Notre révolution de 1905 s'était répercutée en Orient dans le mouvement néo-turc, la révolution persane, etc. L'Orient a répondu d'une manière beaucoup plus puissante à notre révolution prolétarienne de 1917-1920. Le Congrès de Bakou des peuples de l'Orient a été le précurseur des événements révolutionnaires les plus grandioses. A Bakou, nous nous rendîmes bien compte que notre révolution d'européenne deviendrait mondiale.

Notre révolution de 1905 avait bien eu une répercussion en Occident. Mais combien faible. En Allemagne et dans d'autres pays les sphères ouvrières commencèrent à parler de la grève générale. Et aujourd'hui ? Tel pays de capitalisme classique, comme l'Angleterre, est secoué depuis plus d'un an d'une fièvre des plus fortes. Le Comité d'action, à Londres, que nous avons vu éclore pour quelques jours, a été, n'en doutons pas, le précurseur des Conseils anglais des députés ouvriers.

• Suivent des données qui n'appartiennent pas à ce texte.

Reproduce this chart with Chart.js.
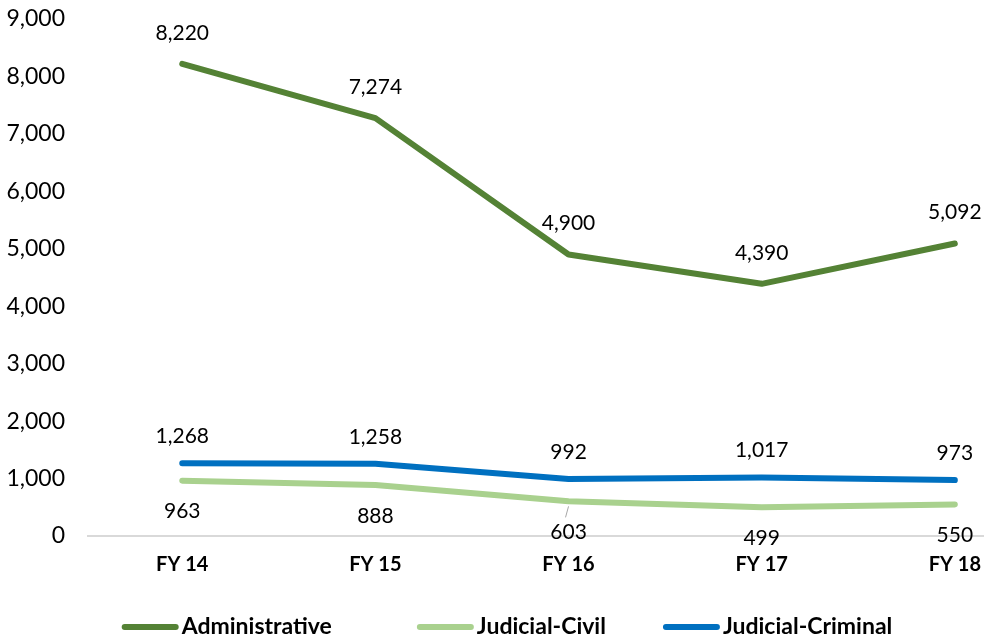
<!DOCTYPE html>
<html>
<head>
<meta charset="utf-8">
<script src="https://cdn.jsdelivr.net/npm/chart.js@4.4.1/dist/chart.umd.min.js"></script>
<style>
  html, body { margin: 0; padding: 0; background: #fff; }
  #wrap { width: 990px; height: 639px; position: relative; }
</style>
</head>
<body>
<div id="wrap"><canvas id="grafico"></canvas></div>
<script>
// Datos del grafico
const categorias = ['FY 14', 'FY 15', 'FY 16', 'FY 17', 'FY 18'];
const administrativo = [8220, 7274, 4900, 4390, 5092];
const judicialCivil = [963, 888, 603, 499, 550];
const judicialCriminal = [1268, 1258, 992, 1017, 973];
const ticksY = [0, 1000, 2000, 3000, 4000, 5000, 6000, 7000, 8000, 9000];

function fmt(v) {
    return v.toLocaleString('en-US');
}

// Convierte una serie en puntos {x: indice, y: valor}
function puntos(serie) {
    return serie.map((v, i) => ({ x: i, y: v }));
}

// Plugin para dibujar las etiquetas de datos
const etiquetas = {
    id: 'etiquetas',
    afterDatasetsDraw(chart) {
        const ctx = chart.ctx;
        ctx.save();
        ctx.font = '21px Lato';
        ctx.fillStyle = '#000';
        ctx.textAlign = 'center';
        ctx.textBaseline = 'middle';
        chart.data.datasets.forEach((ds, di) => {
            const meta = chart.getDatasetMeta(di);
            meta.data.forEach((pt, i) => {
                ctx.fillText(fmt(ds.data[i].y), pt.x, pt.y + ds.labelOffset);
                if (ds.leader && ds.leader[i]) {
                    ctx.strokeStyle = '#a6a6a6';
                    ctx.lineWidth = 1;
                    ctx.beginPath();
                    ctx.moveTo(pt.x, pt.y + 5);
                    ctx.lineTo(pt.x - 3, pt.y + 16);
                    ctx.stroke();
                }
            });
        });
        ctx.restore();
    }
};

// Plugin para la leyenda (linea + texto en negrita)
const leyenda = {
    id: 'leyenda',
    afterDraw(chart) {
        const ctx = chart.ctx;
        const lineW = 57, gapTexto = 3, gapItems = [85, 57];
        ctx.save();
        ctx.font = 'bold 23px "Liberation Sans Narrow", Lato';
        ctx.textBaseline = 'middle';
        ctx.textAlign = 'left';
        const anchos = chart.data.datasets.map(ds => lineW + gapTexto + ctx.measureText(ds.label).width);
        const total = anchos.reduce((a, b) => a + b, 0) + gapItems.reduce((a, b) => a + b, 0);
        let x = chart.width / 2 + 12 - total / 2;
        const y = chart.height - 12;
        chart.data.datasets.forEach((ds, i) => {
            ctx.strokeStyle = ds.borderColor;
            ctx.lineWidth = 6;
            ctx.lineCap = 'round';
            ctx.beginPath();
            ctx.moveTo(x + 3, y);
            ctx.lineTo(x + lineW - 3, y);
            ctx.stroke();
            ctx.fillStyle = '#000';
            ctx.fillText(ds.label, x + lineW + gapTexto, y);
            x += anchos[i] + (gapItems[i] || 0);
        });
        ctx.restore();
    }
};

const ctx = document.getElementById('grafico').getContext('2d');
const chart = new Chart(ctx, {
    type: 'line',
    data: {
        datasets: [{
            label: 'Administrative',
            data: puntos(administrativo),
            borderColor: '#548235',
            backgroundColor: '#548235',
            labelOffset: -31
        }, {
            label: 'Judicial-Civil',
            data: puntos(judicialCivil),
            borderColor: '#a9d18e',
            backgroundColor: '#a9d18e',
            labelOffset: 31,
            leader: [false, false, true, false, false]
        }, {
            label: 'Judicial-Criminal',
            data: puntos(judicialCriminal),
            borderColor: '#0070c0',
            backgroundColor: '#0070c0',
            labelOffset: -27
        }]
    },
    options: {
        responsive: true,
        maintainAspectRatio: false,
        animation: false,
        layout: { padding: { top: 19, right: 0, left: 0, bottom: 51 } },
        elements: {
            line: { borderWidth: 6, tension: 0, borderCapStyle: 'round', borderJoinStyle: 'round' },
            point: { radius: 0, hoverRadius: 0 }
        },
        plugins: {
            tooltip: { enabled: false },
            legend: { display: false }
        },
        scales: {
            x: {
                type: 'linear',
                min: -0.488,
                max: 4.149,
                afterBuildTicks: function (scale) {
                    scale.ticks = categorias.map((c, i) => ({ value: i }));
                },
                afterFit: function (scale) {
                    scale.height = 52;
                },
                grid: { display: false },
                border: { display: true, color: '#d9d9d9', width: 2 },
                ticks: {
                    autoSkip: false,
                    maxRotation: 0,
                    padding: 9,
                    color: '#000',
                    font: { family: 'Lato', size: 20, weight: 'bold' },
                    callback: function (v) { return categorias[v]; }
                }
            },
            y: {
                min: 0,
                max: 9000,
                afterBuildTicks: function (scale) {
                    scale.ticks = ticksY.map(v => ({ value: v }));
                },
                afterFit: function (scale) {
                    scale.width = 88;
                },
                grid: { display: false, drawTicks: true, tickLength: 23 },
                border: { display: false },
                ticks: {
                    padding: 0,
                    color: '#000',
                    font: { family: 'Lato', size: 23 },
                    callback: function (v) { return fmt(v); }
                }
            }
        }
    },
    plugins: [etiquetas, leyenda]
});
</script>
</body>
</html>
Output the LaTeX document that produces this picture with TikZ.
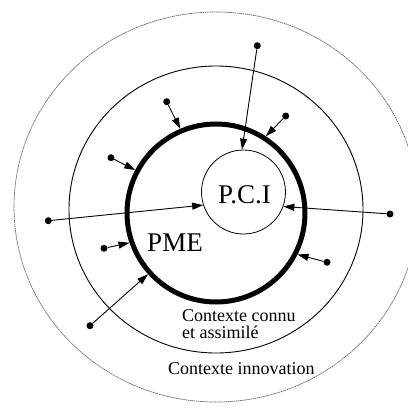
\documentclass[tikz,border=0pt]{standalone}
\usepackage{fontspec}
\setmainfont{Liberation Serif}
\usetikzlibrary{shapes.geometric,arrows.meta}
\tikzset{
  dot/.style={circle,fill=black,inner sep=0pt,minimum size=7pt},
  link/.style={line width=0.9pt,-{Triangle[length=11pt,width=7pt]}},
  bigtext/.style={font=\fontsize{27}{30}\selectfont,inner sep=0pt},
  smalltext/.style={font=\fontsize{18}{17}\selectfont,inner sep=0pt}
}
\begin{document}
\begin{tikzpicture}[x=1pt,y=-1pt]
\useasboundingbox (0,0) rectangle (408,408);
\clip (0,0) rectangle (408,408);
% outer context
\node[ellipse,draw=black!60,line width=0.7pt,dash pattern=on 1.5pt off 0.6pt,
      minimum width=404pt,minimum height=390pt,inner sep=0pt] (innov) at (216,207) {};
% known context
\node[ellipse,draw,line width=0.9pt,minimum width=294pt,minimum height=287pt,inner sep=0pt] (connu) at (216,209.5) {};
% PME
\node[circle,draw,line width=5pt,minimum size=178pt,inner sep=0pt] (pme) at (216,213) {};
% PCI
\node[circle,draw,line width=0.8pt,minimum size=84pt,inner sep=0pt] (pci) at (243.5,192) {};
\node[bigtext,anchor=base] (pcitext) at (244.5,203) {P.C.I};
\node[bigtext,anchor=base] (pmetext) at (175,251) {PME};
\node[smalltext,anchor=base west,align=left] (connutext) at (182,338) {Contexte connu\\et assimilé};
\node[smalltext,anchor=base west] (innovtext) at (168,374) {Contexte innovation};
% dots
\node[dot] (d1) at (257.3,45.7) {};
\node[dot] (d2) at (285.7,116) {};
\node[dot] (d3) at (166.7,101.7) {};
\node[dot] (d4) at (111,157.7) {};
\node[dot] (d5) at (48.3,220.7) {};
\node[dot] (d6) at (104,248.3) {};
\node[dot] (d7) at (90,325.7) {};
\node[dot] (d8) at (390,214) {};
\node[dot] (d9) at (327,262.3) {};
% arrows
\draw[link] (d1) -- (pci.92);
\draw[link] (d2) -- (pme.57.3);
\draw[link] (d3) -- (pme.113.6);
\draw[link] (d4) -- (pme.152.3);
\draw[link] (d5) -- (pci.198.7);
\draw[link] (d6) -- (pme.199);
\draw[link] (d7) -- (pme.222.2);
\draw[link] (d8) -- (pci.-20.2);
\draw[link] (d9) -- (pme.-27.1);
\end{tikzpicture}
\end{document}
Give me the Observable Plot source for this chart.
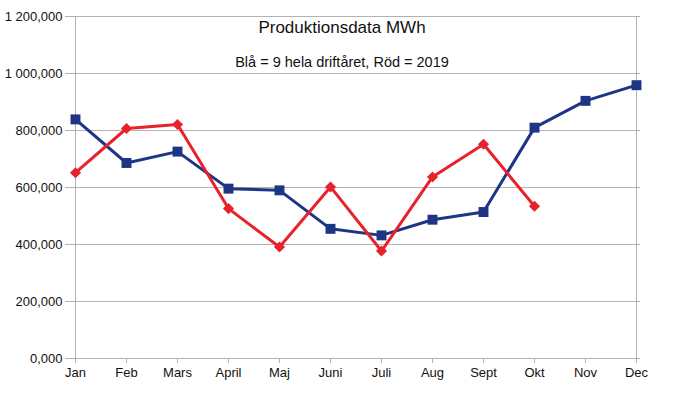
<!DOCTYPE html>
<html>
<head>
<meta charset="utf-8">
<script src="https://cdn.jsdelivr.net/npm/d3@7"></script>
<script src="https://cdn.jsdelivr.net/npm/@observablehq/plot@0.6"></script>
<style>
  html, body { margin: 0; padding: 0; background: #fff; overflow: hidden; }
  #chart svg { display: block; font-family: "Liberation Sans", Arial, sans-serif; }
</style>
</head>
<body>
<div id="chart"></div>
<script>
const months = ["Jan","Feb","Mars","April","Maj","Juni","Juli","Aug","Sept","Okt","Nov","Dec"];
const blueValues = [839, 686, 726, 596, 590, 455, 432, 487, 514, 810, 904, 959];
const redMonths = ["Jan","Feb","Mars","April","Maj","Juni","Juli","Aug","Sept","Okt"];
const redValues = [652, 807, 821, 526, 391, 602, 377, 637, 752, 534];
const yTicks = [0, 200, 400, 600, 800, 1000, 1200];
const titleText = "Produktionsdata MWh";
const subtitleText = "Blå = 9 hela driftåret, Röd = 2019";

const blue = months.map((m, i) => ({month: m, value: blueValues[i]}));
const red = redMonths.map((m, i) => ({month: m, value: redValues[i]}));

const sv = d3.formatLocale({decimal: ",", thousands: " ", grouping: [3], currency: ["", ""]});
const fmt = sv.format(",.3f");

const blueColor = "#1d3584";
const redColor = "#e8222b";
const gridColor = "#b3b3b3";

const chart = Plot.plot({
  width: 683,
  height: 394,
  marginLeft: 70,
  marginRight: 43,
  marginTop: 16,
  marginBottom: 36,
  style: {fontFamily: "Liberation Sans, Arial, sans-serif", fontSize: "13px", color: "#111", background: "#fff"},
  x: {type: "point", domain: months, padding: 0, range: [70, 640], label: null},
  y: {domain: [0, 1200], label: null},
  marks: [
    Plot.gridY(yTicks, {stroke: gridColor, strokeOpacity: 1, strokeWidth: 1}),
    Plot.ruleX([months[0], months[months.length - 1]], {stroke: gridColor, strokeWidth: 1}),
    Plot.axisY(yTicks, {tickFormat: fmt, tickSize: 5, tickPadding: 3, stroke: gridColor, fontSize: 13, fill: "#111", label: null}),
    Plot.axisX({tickSize: 5, tickPadding: 4, stroke: gridColor, fontSize: 13, fill: "#111", label: null}),
    Plot.line(blue, {x: "month", y: "value", stroke: blueColor, strokeWidth: 3}),
    Plot.dot(blue, {x: "month", y: "value", symbol: "square", r: 5.6, fill: blueColor, stroke: "none"}),
    Plot.line(red, {x: "month", y: "value", stroke: redColor, strokeWidth: 3}),
    Plot.dot(red, {x: "month", y: "value", symbol: "diamond2", r: 5, fill: redColor, stroke: "none"}),
    Plot.text([titleText], {frameAnchor: "top", dy: 11, dx: -13.5, text: d => d, fontSize: 17, fill: "#111", lineAnchor: "middle"}),
    Plot.text([subtitleText], {frameAnchor: "top", dy: 46, dx: -13.5, text: d => d, fontSize: 14.5, fill: "#111", lineAnchor: "middle"})
  ]
});
document.getElementById("chart").appendChild(chart);
</script>
</body>
</html>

Par voies différentes, souvent très pénibles, en zigzaguant, en reculant, d'ornière en ornière, à travers les neiges et les fils piquants, — le prolétariat international avance quand même, toujours. L'Internationale Communiste a pris sur elle d'être le cerveau, la main de fer menaçante, l'âme de l'organisation de cette révolution internationale. Et l'Internationale Communiste accomplira sans défaut sa mission historique.